Discovering core qualities and developing soft skills

As a Scrum Master I of course facilitate the Team first, and I also have certain responsibilities towards the PO and stakeholders. But another important role for me is to coach the Team. Coaching can take many different forms. I can focus on the group process, which is important when starting up a Team or when Team members are being shuffled for example. I can also focus on coaching Scrum values, leading by example on how to increase Agility at work. This week I found myself coaching the individual soft skills of a group of senior IT developers.

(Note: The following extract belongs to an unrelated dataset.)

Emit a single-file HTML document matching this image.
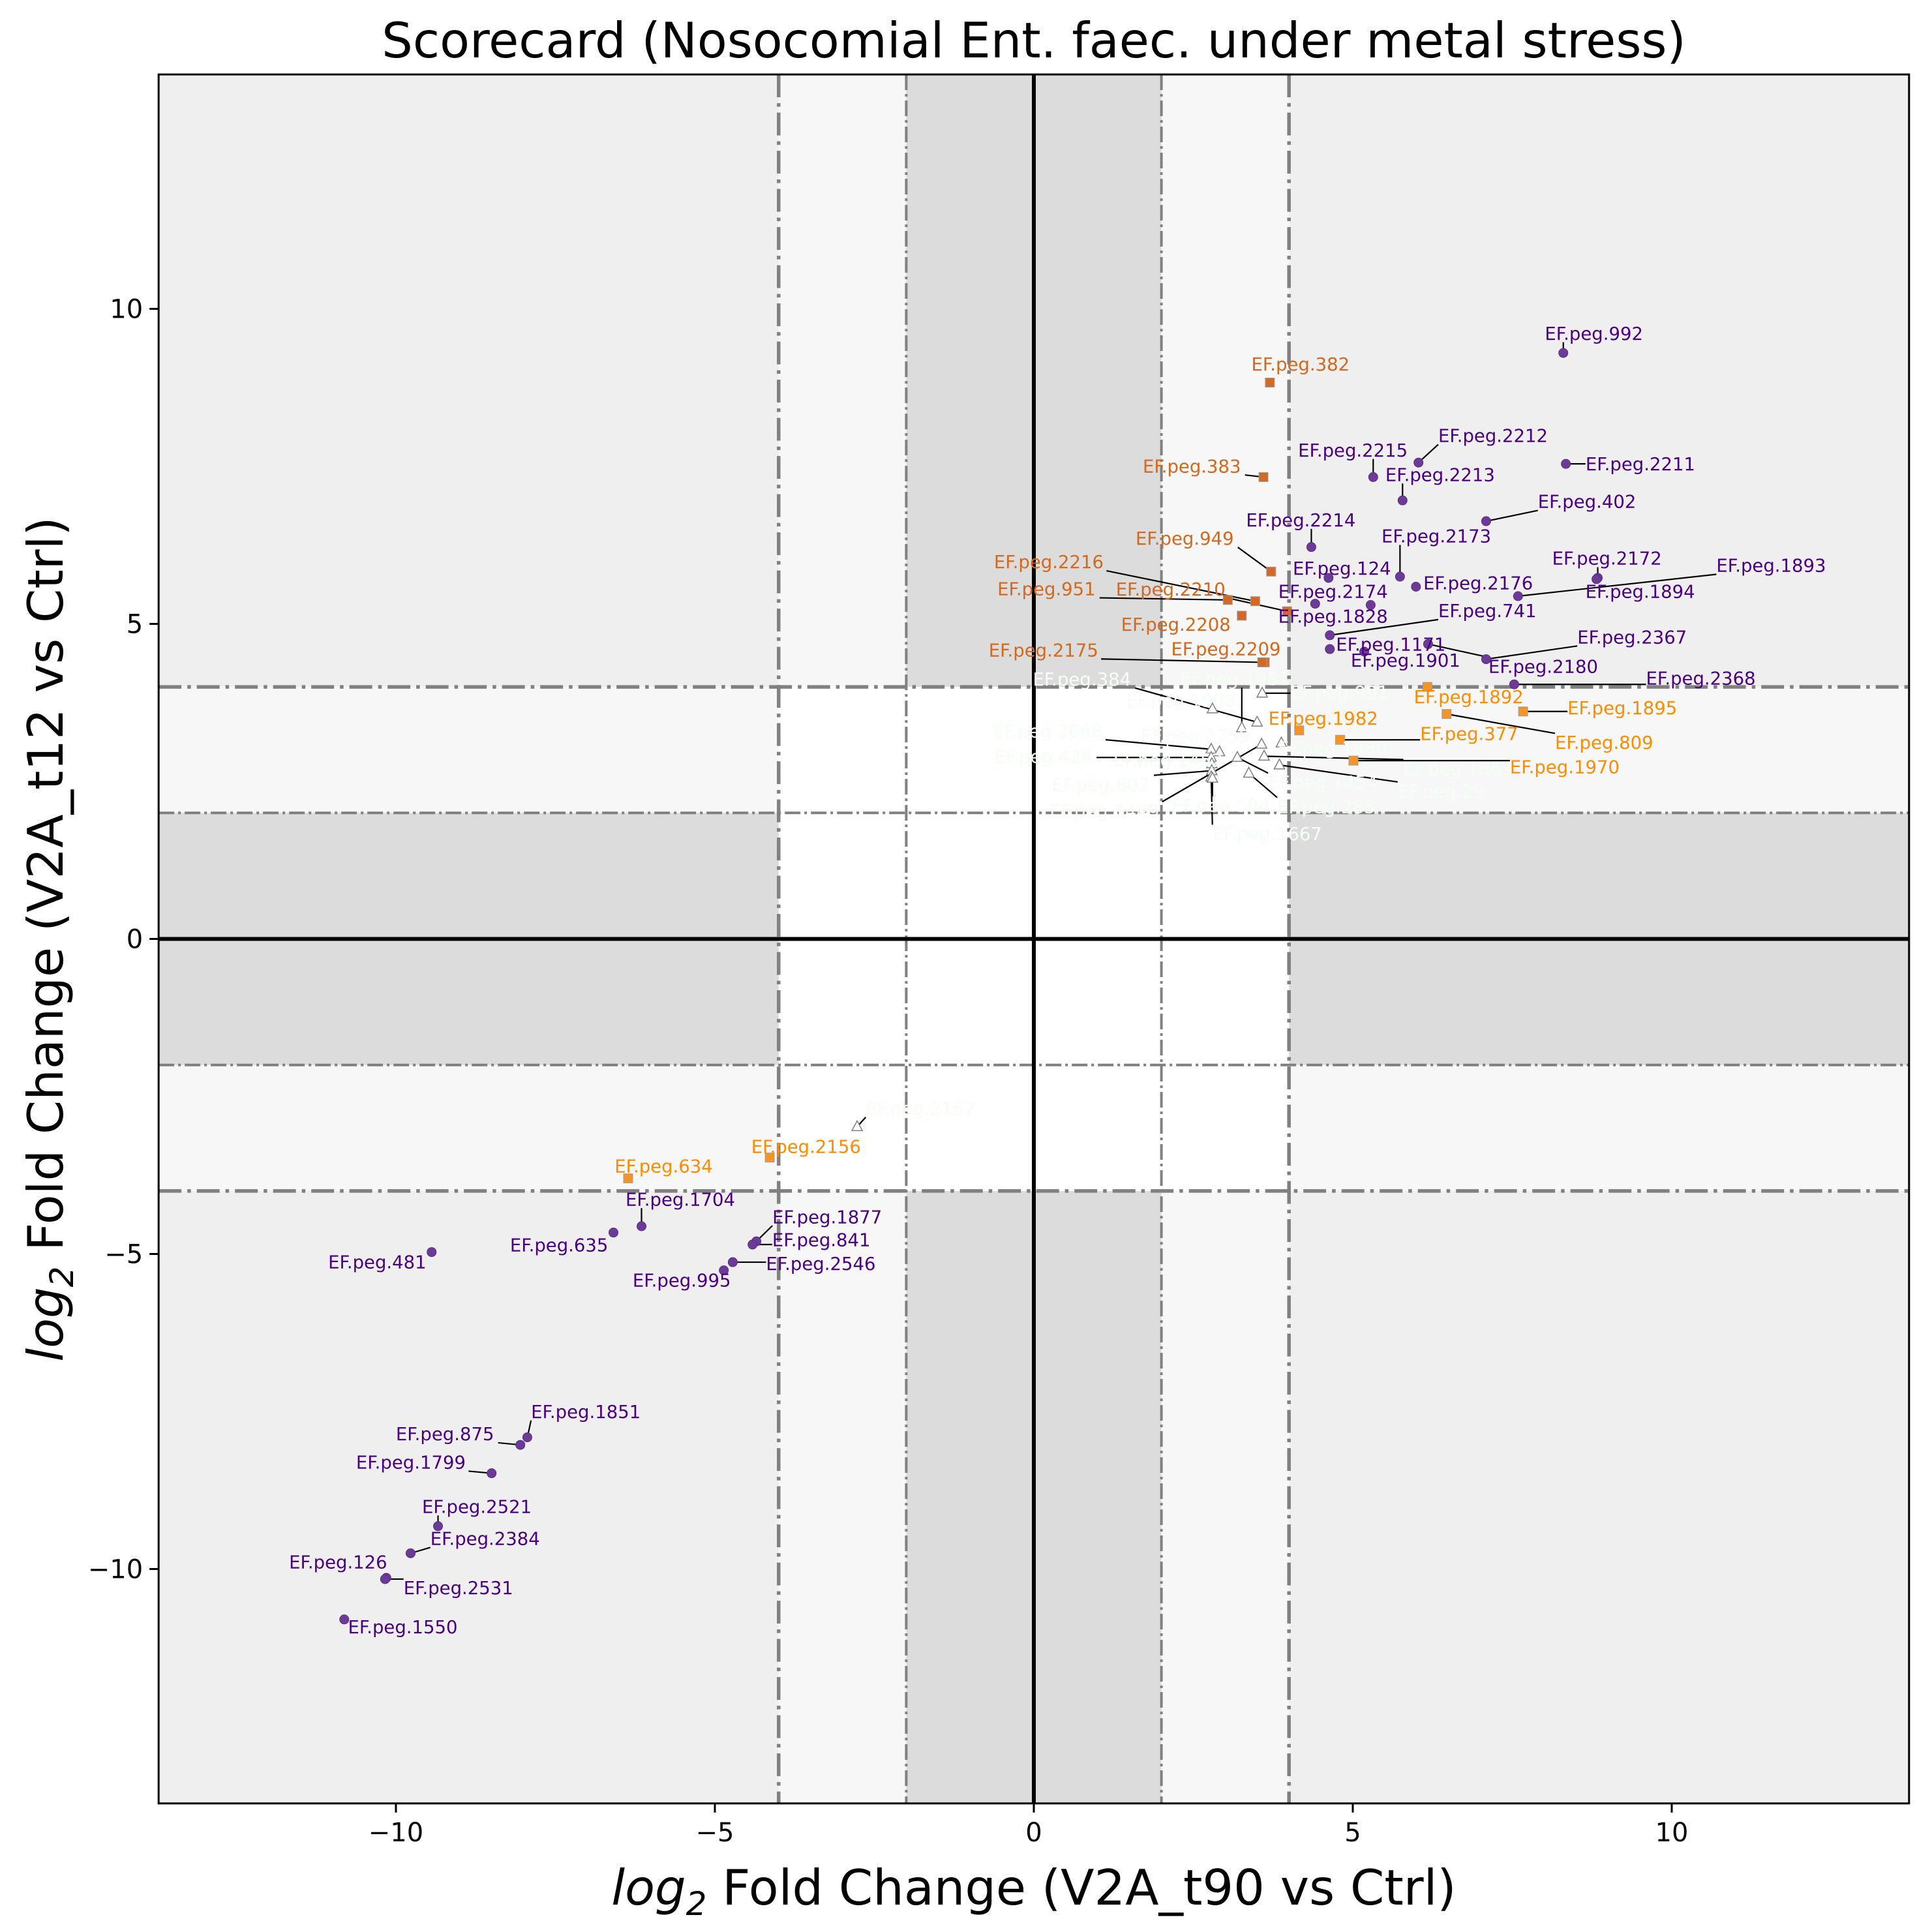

Soft skills in IT Scrum teams

Most IT developers I’ve worked with love what they do and are eager to improve their technical skills. In IT it’s all about having the right and/or latest certifications so training is part of the job. I also know a lot of guys (and girls of course!) that love what they do so much that they tinkle around with programming even in their spare time or, for example, attend meet-ups after work to expand their knowledge. I have a great love for IT folk. It’s a proud bunch. They love solving a puzzle and can enjoy picking in details, feeling a strong sense of accomplishment when knowledge and skill is put to good use.

It’s not me, it’s you

All that focus on result can sometimes forsake the process. And, if IT folk lack anything, in my experience, it might be that they have 0 natural inclination of improve their soft skills. I am who I am; stubborn, bossy, impatient, critical, unorganized, passive, blunt and everyone around me will just have to deal. As a Scrum Master of an IT Team you therefor might see certain patterns in the group dynamics or work relationships repeating themselves.

For example, I once had this developer in one of my Teams that kept bringing up issues about a colleague from another Team which often had to deliver something he was dependent on. At first he just brought up the inefficient way of working of said colleague. Then it even got a little personal when there were complaints about specific behavior. The discussion was mostly about process and end result and they always parted ways with; let’s agree to disagree.

The Feedback Game

When we moved the discussion to the questions; what makes you so allergic to this colleague that we created insights that really helped out the relationship. In honor of that step forward I dedicated a Retrospective to ‘The Feedback Game’. In Dutch we know this as Kwaliteitenspel of Kernkwadrantspel. You can play this game with any group in different ways. It’s a set of cards with personal qualities on them which you can use to give feedback to a colleague or help yourself discover what your qualities are, how others might see you or which qualities you want develop. Also, with those qualities you can create a quadrant to determine what your challenges are, or why you are allergic to some people. It’s great fun to do and I guarantee an ‘aha’moment.

Discovering your core qualities

The theory behind it is that everyone has certain qualities, if we take that into extreme (do or show to much of that good quality) it can become a weakness. Your challenge is what will overcome that weakness and the person, or quality, you are allergic to is often the opposite of the quality you started out with. For example if my quality is that I have high standards my weakness could be that I am too critical. My challenge could therefore be to be more open minded and my allergy might be people without an opinion. If my quality really dedicated my weakness could be that I can become stubborn. My challenge then could be that I have to listen more and my allergy are those who do not throw themselves to a task. And so on.

It’s important to understand that there are no set quadrants, nor are there right and wrong qualities. It’s about what rings as true to you. If you are having a hard time getting started I advice to start by doing The Feedback Game within your Team first. It will give you time to think about what qualities you see for yourself, what others see in you and what you feel are important qualities. Again, there are no absolute truths but if you are open to it, it is great fun and ensured revelations to talk with colleagues about each other’s soft skills. If this is a bridge too far try asking a close friend or your spouse for qualities that they feel best describe you and start from there.

Try before your die

So always I’m here to help, coach or train at your request. If you’d like to get started yourself today I recommend the following:

  • Google personal traits/ qualities. Just browse through words until you come across one that speaks to you. Or, if you are brave enough, ask someone really close to you what they see as your qualities.
  • If you have your ‘good’ qualities try thinking about what happens, or what behavior you display when you do too much of that. What happens if you are too caring, or honest, optimistic, or flexible? Write whatever word rings true to you down as your weakness or pitfall next to that ‘good quality’.
  • Next, think about what quality should come forward to overcome your pitfall. Often this is again a ‘good’ quality. This is an important step because here you are naming those qualities you could work on developing to improve yourself or relationships in your life. Your challenge is often the direct opposite of your weakness.
  • Lastly try and think of the opposite quality of the good quality you started out with, this is often a quality that annoys you. Listing those will help create insight on why some people are more difficult to deal with for you than others.

Good luck and let me know how what your ‘aha’ moment was!